### JOB
Extract the lines from the first one in the records below through the line containing "2875, 2940, 3000, 3065, 3125, 3190, 3250, 3310, 3370]", keeping both ends and leaving out any pictures.

### THE DATA

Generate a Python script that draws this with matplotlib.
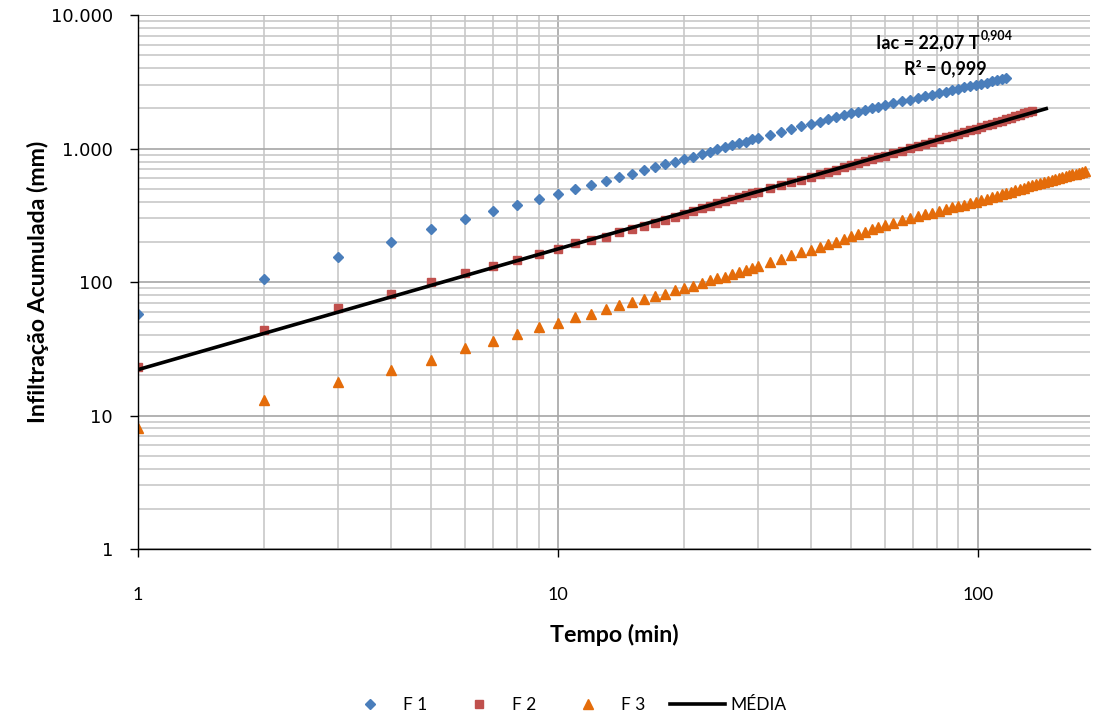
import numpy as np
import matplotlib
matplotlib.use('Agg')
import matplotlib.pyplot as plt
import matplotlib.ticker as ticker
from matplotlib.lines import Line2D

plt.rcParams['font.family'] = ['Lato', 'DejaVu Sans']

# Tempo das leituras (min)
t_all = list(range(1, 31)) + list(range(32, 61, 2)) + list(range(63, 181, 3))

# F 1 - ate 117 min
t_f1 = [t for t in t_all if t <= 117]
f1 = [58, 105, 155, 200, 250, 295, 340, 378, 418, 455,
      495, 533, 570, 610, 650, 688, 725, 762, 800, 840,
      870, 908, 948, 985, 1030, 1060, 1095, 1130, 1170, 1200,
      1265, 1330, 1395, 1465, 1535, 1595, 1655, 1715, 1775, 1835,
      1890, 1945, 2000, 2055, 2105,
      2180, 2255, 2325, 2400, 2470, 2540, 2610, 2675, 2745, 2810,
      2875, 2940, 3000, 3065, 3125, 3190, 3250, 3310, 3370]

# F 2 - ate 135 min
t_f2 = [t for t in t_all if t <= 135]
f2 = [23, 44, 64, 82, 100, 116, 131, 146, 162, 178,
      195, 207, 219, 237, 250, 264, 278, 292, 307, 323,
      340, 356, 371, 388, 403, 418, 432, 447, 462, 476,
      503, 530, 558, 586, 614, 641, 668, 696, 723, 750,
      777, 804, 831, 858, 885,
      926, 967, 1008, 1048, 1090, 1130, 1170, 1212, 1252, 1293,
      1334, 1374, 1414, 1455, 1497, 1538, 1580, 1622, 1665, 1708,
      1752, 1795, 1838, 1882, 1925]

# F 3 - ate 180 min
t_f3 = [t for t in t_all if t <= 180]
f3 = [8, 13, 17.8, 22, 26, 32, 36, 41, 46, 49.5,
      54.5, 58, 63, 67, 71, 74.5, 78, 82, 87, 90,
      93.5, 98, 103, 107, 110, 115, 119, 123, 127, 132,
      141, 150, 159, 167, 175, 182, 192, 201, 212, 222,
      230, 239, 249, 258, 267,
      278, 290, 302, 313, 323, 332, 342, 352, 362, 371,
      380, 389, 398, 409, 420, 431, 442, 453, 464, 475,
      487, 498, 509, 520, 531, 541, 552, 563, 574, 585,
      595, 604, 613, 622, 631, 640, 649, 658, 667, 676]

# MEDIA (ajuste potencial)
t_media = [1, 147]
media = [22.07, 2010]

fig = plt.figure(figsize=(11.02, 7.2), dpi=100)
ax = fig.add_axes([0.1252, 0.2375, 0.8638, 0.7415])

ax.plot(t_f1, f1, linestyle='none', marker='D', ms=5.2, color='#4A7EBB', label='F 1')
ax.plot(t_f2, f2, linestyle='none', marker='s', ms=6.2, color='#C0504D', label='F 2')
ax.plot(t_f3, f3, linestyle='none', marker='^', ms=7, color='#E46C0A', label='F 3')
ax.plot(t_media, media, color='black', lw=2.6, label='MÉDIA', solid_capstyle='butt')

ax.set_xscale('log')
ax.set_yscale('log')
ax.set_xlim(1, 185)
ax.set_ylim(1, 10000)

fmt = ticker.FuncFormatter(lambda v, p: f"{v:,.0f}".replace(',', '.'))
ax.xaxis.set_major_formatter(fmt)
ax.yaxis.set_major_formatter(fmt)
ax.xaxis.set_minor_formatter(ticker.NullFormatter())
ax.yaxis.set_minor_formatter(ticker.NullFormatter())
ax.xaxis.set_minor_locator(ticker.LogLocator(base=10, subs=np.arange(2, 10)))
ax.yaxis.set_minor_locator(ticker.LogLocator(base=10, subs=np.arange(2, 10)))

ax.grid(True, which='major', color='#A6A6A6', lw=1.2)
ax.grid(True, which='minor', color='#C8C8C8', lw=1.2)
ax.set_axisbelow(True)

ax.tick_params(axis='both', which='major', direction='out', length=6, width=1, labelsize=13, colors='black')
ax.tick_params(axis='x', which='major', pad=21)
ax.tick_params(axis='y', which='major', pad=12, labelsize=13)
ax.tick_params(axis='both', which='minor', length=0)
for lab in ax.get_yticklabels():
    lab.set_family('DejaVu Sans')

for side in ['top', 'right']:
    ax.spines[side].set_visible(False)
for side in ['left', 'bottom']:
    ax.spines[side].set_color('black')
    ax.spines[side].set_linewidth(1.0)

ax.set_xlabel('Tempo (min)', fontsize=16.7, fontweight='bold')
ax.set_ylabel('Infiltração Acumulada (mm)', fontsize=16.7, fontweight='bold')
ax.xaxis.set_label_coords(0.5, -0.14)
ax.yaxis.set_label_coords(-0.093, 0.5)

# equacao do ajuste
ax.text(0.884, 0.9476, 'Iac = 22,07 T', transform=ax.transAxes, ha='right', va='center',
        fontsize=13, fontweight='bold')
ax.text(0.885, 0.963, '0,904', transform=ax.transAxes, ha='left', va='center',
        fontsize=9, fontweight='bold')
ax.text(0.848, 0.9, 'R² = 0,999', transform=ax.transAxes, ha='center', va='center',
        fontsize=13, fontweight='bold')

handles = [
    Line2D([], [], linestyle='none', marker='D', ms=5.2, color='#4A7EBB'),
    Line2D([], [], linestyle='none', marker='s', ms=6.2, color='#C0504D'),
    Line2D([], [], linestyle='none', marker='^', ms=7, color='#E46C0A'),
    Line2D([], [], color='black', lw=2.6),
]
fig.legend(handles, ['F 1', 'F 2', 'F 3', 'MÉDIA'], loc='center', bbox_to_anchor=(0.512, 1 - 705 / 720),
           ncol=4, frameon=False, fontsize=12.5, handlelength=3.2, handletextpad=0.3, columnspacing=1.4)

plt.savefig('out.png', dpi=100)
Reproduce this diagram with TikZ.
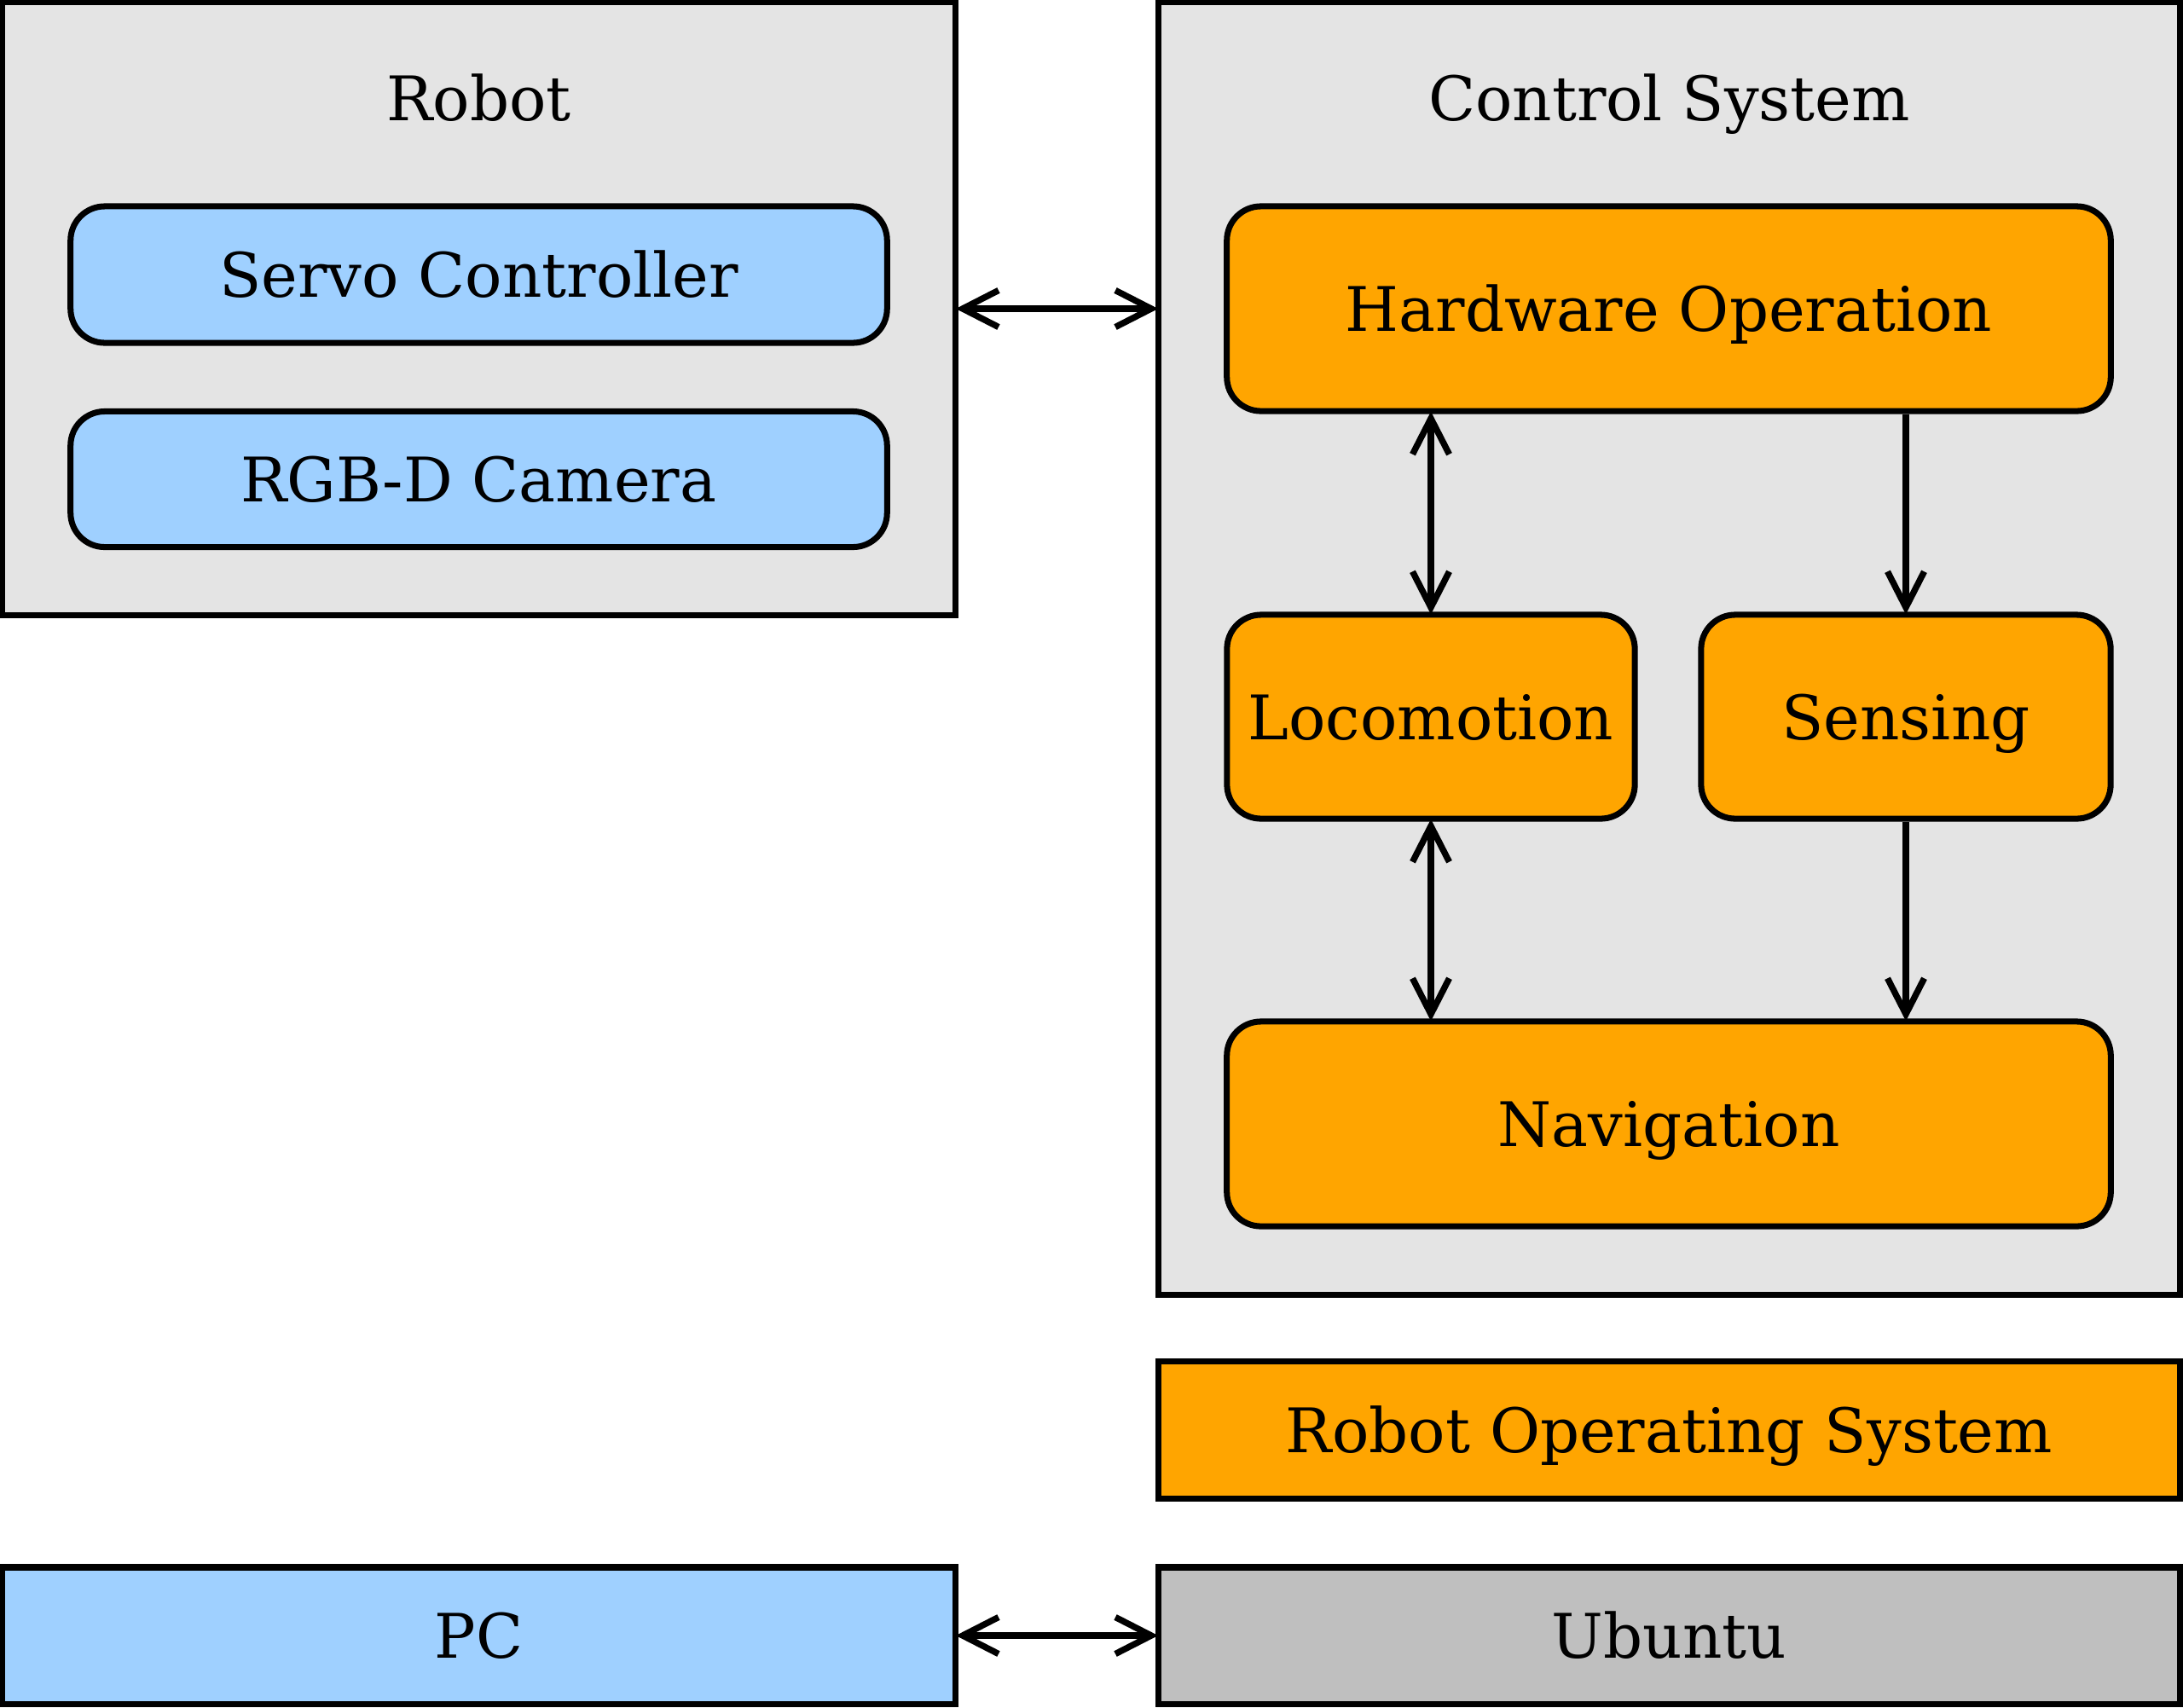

### EXERCISE OUTPUT
Generate a Python script that draws this with matplotlib.
import numpy as np
import matplotlib
matplotlib.use('Agg')
import matplotlib.pyplot as plt
import matplotlib.ticker as ticker
from matplotlib.lines import Line2D

plt.rcParams['font.family'] = ['Lato', 'DejaVu Sans']

# Tempo das leituras (min)
t_all = list(range(1, 31)) + list(range(32, 61, 2)) + list(range(63, 181, 3))

# F 1 - ate 117 min
t_f1 = [t for t in t_all if t <= 117]
f1 = [58, 105, 155, 200, 250, 295, 340, 378, 418, 455,
      495, 533, 570, 610, 650, 688, 725, 762, 800, 840,
      870, 908, 948, 985, 1030, 1060, 1095, 1130, 1170, 1200,
      1265, 1330, 1395, 1465, 1535, 1595, 1655, 1715, 1775, 1835,
      1890, 1945, 2000, 2055, 2105,
      2180, 2255, 2325, 2400, 2470, 2540, 2610, 2675, 2745, 2810,
      2875, 2940, 3000, 3065, 3125, 3190, 3250, 3310, 3370]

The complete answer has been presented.